Almisbat: Jokowi 2 Periode untuk Memperkuat Nilai-Nilai Kepemimpinan Baru

0
121
Ketua DPN Almisbat (kanan) dan Anggota Watimpres Sidharto Danusubroto saat membuka Temu Raya Almisbat 2018 di Cimanggis Depok (28/8). Foto Eddy Santr

Lebih dari 200 aktivis dan kaum inteletual pendukung Presiden Joko Widodo yang tergabung dalam Aliansi Masyarakat Sipil untuk Indonesia Hebat (ALMISBAT) menggelar Temu Raya Nasional / Konggres ke 2 di Wisma Kinasih Depok, Jawa Barat, Selasa (28/9/2018). Acara Temu Raya Almisbat 2018 diikuti perwakilan dari 60 Kabupaten/Kota se Indonesia, berlangsung selama 3 hari dari tanggal 28 hingga 30 Agustus 2018.

Ketua Umum Almisbat Teddy Wibisana disela-sela acara mengungkapkan, Temu Raya akan menjadi momentum dalam upaya penyegaran organisasi, penyusunan program kerja organisasi dan memenangkan pasangang Jokowi-Ma’ruf di Pilpres 2019 mendatang.

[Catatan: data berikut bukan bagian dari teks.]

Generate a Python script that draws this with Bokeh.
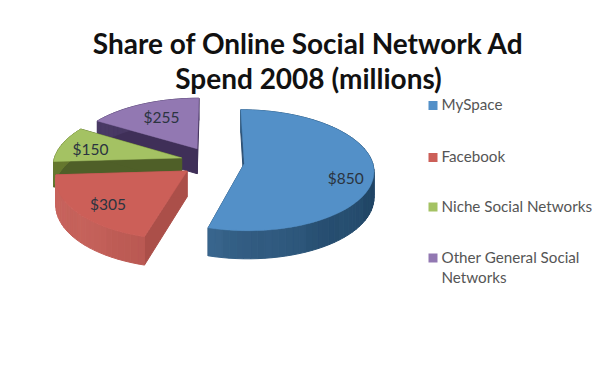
import math
from bokeh.core.properties import value
from bokeh.embed import file_html
from bokeh.plotting import figure
from bokeh.resources import INLINE

names = ["MySpace", "Facebook", "Niche Social Networks", "Other General Social Networks"]
spend = [850, 305, 150, 255]
value_labels = ["$850", "$305", "$150", "$255"]
title_lines = ["Share of Online Social Network Ad", "Spend 2008 (millions)"]
legend_lines = [["MySpace"], ["Facebook"], ["Niche Social Networks"], ["Other General Social", "Networks"]]

top_colors = ["#5390c8", "#cc5f58", "#a4c263", "#9278b2"]
radial_colors = ["#2c4f72", "#ab4f49", "#4f5f28", "#3f2f58"]
wall_left = ["#44749f", "#c8645d", "#66782f", "#4a3a66"]
wall_right = ["#1f4464", "#a0453f", "#4f5f28", "#3f2f58"]

# Projection of the tilted pie onto the page
CX, CY = 212.0, 161.0
RX, RY = 128.0, 60.0
PERSPECTIVE = 0.11
EXPLODE = 0.25
DEPTH = 25.5
DEPTH_FALLOFF = 0.1
LABEL_RADIUS = [0.8, 0.8, 0.75, 0.6]
LABEL_NUDGE = [(-2, 8), (8, 0), (-1, 1), (-2, -4)]
LEGEND_ROWS = [105, 157, 206.5, 257.5]


def project(u, v, drop=0.0):
    w = 1 - PERSPECTIVE * v
    return CX + RX * u * w, CY - RY * v * w + drop * (1 - DEPTH_FALLOFF * v)


def mix(a, b, t):
    ca = [int(a[i:i + 2], 16) for i in (1, 3, 5)]
    cb = [int(b[i:i + 2], 16) for i in (1, 3, 5)]
    return "#%02x%02x%02x" % tuple(round(x + (y - x) * t) for x, y in zip(ca, cb))


p = figure(width=602, height=367, x_range=(0, 602), y_range=(367, 0),
           toolbar_location=None, output_backend="svg", min_border=0,
           background_fill_color="white", border_fill_color="white",
           outline_line_color=None)
p.axis.visible = False
p.grid.visible = False

total = sum(spend)
spans = []
start = 0.0
for amount in spend:
    sweep = 2 * math.pi * amount / total
    spans.append((start, start + sweep))
    start += sweep


def slice_geometry(i):
    a0, a1 = spans[i]
    mid = (a0 + a1) / 2
    ou, ov = EXPLODE * math.sin(mid), EXPLODE * math.cos(mid)
    n = max(8, int((a1 - a0) / 0.05))
    arc = [a0 + (a1 - a0) * k / n for k in range(n + 1)]
    return mid, ou, ov, arc


# Back slices are painted first so the nearer ones overlap them
for i in [3, 2, 1, 0]:
    mid, ou, ov, arc = slice_geometry(i)
    xs_all, ys_all, fills = [], [], []

    for edge in (arc[0], arc[-1]):
        eu, ev = ou + math.sin(edge), ov + math.cos(edge)
        corners = [project(ou, ov), project(eu, ev), project(eu, ev, DEPTH), project(ou, ov, DEPTH)]
        xs_all.append([c[0] for c in corners])
        ys_all.append([c[1] for c in corners])
        fills.append(radial_colors[i])

    for j in range(len(arc) - 1):
        t0, t1 = arc[j], arc[j + 1]
        u0, v0 = ou + math.sin(t0), ov + math.cos(t0)
        u1, v1 = ou + math.sin(t1), ov + math.cos(t1)
        corners = [project(u0, v0), project(u1, v1), project(u1, v1, DEPTH), project(u0, v0, DEPTH)]
        xs_all.append([c[0] for c in corners])
        ys_all.append([c[1] for c in corners])
        # Light falls from the lower left, with soft bands round the rim
        facing = (math.sin((t0 + t1) / 2) + 1) / 2
        band = 0.06 * (int(j / 6) % 2)
        fills.append(mix(wall_right[i], wall_left[i], min(1, max(0, 1 - facing + band))))

    p.patches(xs_all, ys_all, fill_color=fills, line_color=fills, line_width=1)

    outline = [project(ou, ov)] + [project(ou + math.sin(a), ov + math.cos(a)) for a in arc]
    p.patch([c[0] for c in outline], [c[1] for c in outline],
            fill_color=top_colors[i], line_color=top_colors[i], line_width=0.5)

# Value labels sit on the top face, along each slice's middle angle
for i in range(4):
    mid, ou, ov, arc = slice_geometry(i)
    lx, ly = project(ou + LABEL_RADIUS[i] * math.sin(mid), ov + LABEL_RADIUS[i] * math.cos(mid))
    p.text([lx + LABEL_NUDGE[i][0]], [ly + LABEL_NUDGE[i][1]], text=[value_labels[i]],
           text_font=value("Lato"), text_font_size="15.5px",
           text_color="#2b3440", text_align="center", text_baseline="middle")

for k, line in enumerate(title_lines):
    p.text([308], [42 + 35.5 * k], text=[line], text_font=value("Lato"), text_font_size="28px",
           text_font_style="bold", text_color="#111111", text_align="center", text_baseline="middle")

for i, row in enumerate(LEGEND_ROWS):
    p.rect([432.5], [row], width=9, height=9, fill_color=top_colors[i], line_color=None)
    for k, line in enumerate(legend_lines[i]):
        p.text([441], [row - 1.5 + 20 * k], text=[line], text_font=value("Lato"), text_font_size="15.2px",
               text_color="#555555", text_align="left", text_baseline="middle")

open("out.html", "w").write(file_html(p, INLINE))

“Pertemuan ini juga menjadi evaluasi dalam konsolidasi kami karena perjuangan untuk memenangkan Jokowi di periode ke dua lebih berat dibandingkan dengan perjuangan di periode pertama,” ujar Teddy, Selasa (28/82/2018).

Hal tersebut menurut Teddy bukan soal adanya pameo bahwa “mempertahankan lebih berat dibandingkan dengan merebut”, tapi, lanjut Teddy, karena adanya kemarahan dan resistensi para elite, yang merasa bahwa nilai-nilai lama mereka harus dicabut dan digantikan dengan nilai-nilai baru

Seperti nilai tentang kepemimpinan, kata Teddy, oposisi menganggap bahwa pemimpin harus datang dari kelompok mereka, kelompok elite, kelompok the have atau yang merasa the have. “Sehingga mereka sulit menerima jika ada pemimpin yang datang dari masyarakat biasa,” imbuh Teddy.

Menurut Teddy, mereka tidak bisa menerima jika nilai kepemimpinan dimanivestasikan dalam bentuk kerja untuk mewujudkan gagasan. Karena menurut Teddy, mereka justru terbiasa dengan kegenitan pencarian gagasan dan bermain-main dengan wacana, tetapi malas dalam mewujudkannya.

“Dan jika ingin mewujudkannya, Ciri khas mereka selalu mengandalkan orang lain atau bawahannya,” ucapnya.

Bahkan secara lugas Teddy menuturkan bahwa sebagian kalangan yang antipati kepada Pemerintahan Jokowi karena ingin mempertahankan priviledge mereka sebagai elite untuk terus menerima “upeti”. Sehingga dalam pandangan Teddy, mereka merasa terganggu gaya hidupnya, saat nilai baru yang menjaga jarak dengan KKN berkembang.

Teddy menganggap, mereka merasa terancam dan takut nilai-nilai mereka punah. Rasa terancam itu kata Teddy sudah dirasakan saat pihaknya memenangkan Jokowi di periode pertama. Dan menuju periode ke 2, rasa terancam mereka akan semakin besar, karena setelah lebih dari 4 tahun nilai-nilai kepemimpinan yang baru, yang menganut kesetaraan, kerja keras dalam mewujudkan gagasan, dan menjaga jarak dengan KKN, mendapat tempat besar di masyarakat.

“Maka sangat jelas, bahwa ini bukan hanya soal memenangkan pemimpin dengan mengadu program dan gagasan, tapi memenangkan pertarungan melawan orang yang putus asa sehingga menghalalkan fitnah/hoax, SARA dan ujaran kebencian,” paparnya.

Untuk itu Teddy menegaskan bahwa pihaknya tidak pernah takut dengan adu program dan gagasan. Karena selama 4 tahun ini kualitas oposisi baru sebatas kualitas Pokrol Bambu, berdebat hanya untuk berdebat.

“Kami tak pernah takut terkait adu program untuk apalagi adu gagasan. Karena sekali lagi kami tegaskan, bahwa yang kami hadapi ada tiga hal yakni, Hoax, SARA dan Ujaran Kebencian. Karena ke tiga hal tersebut bisa merobek persatuan bangsa,” pungkas Teddy.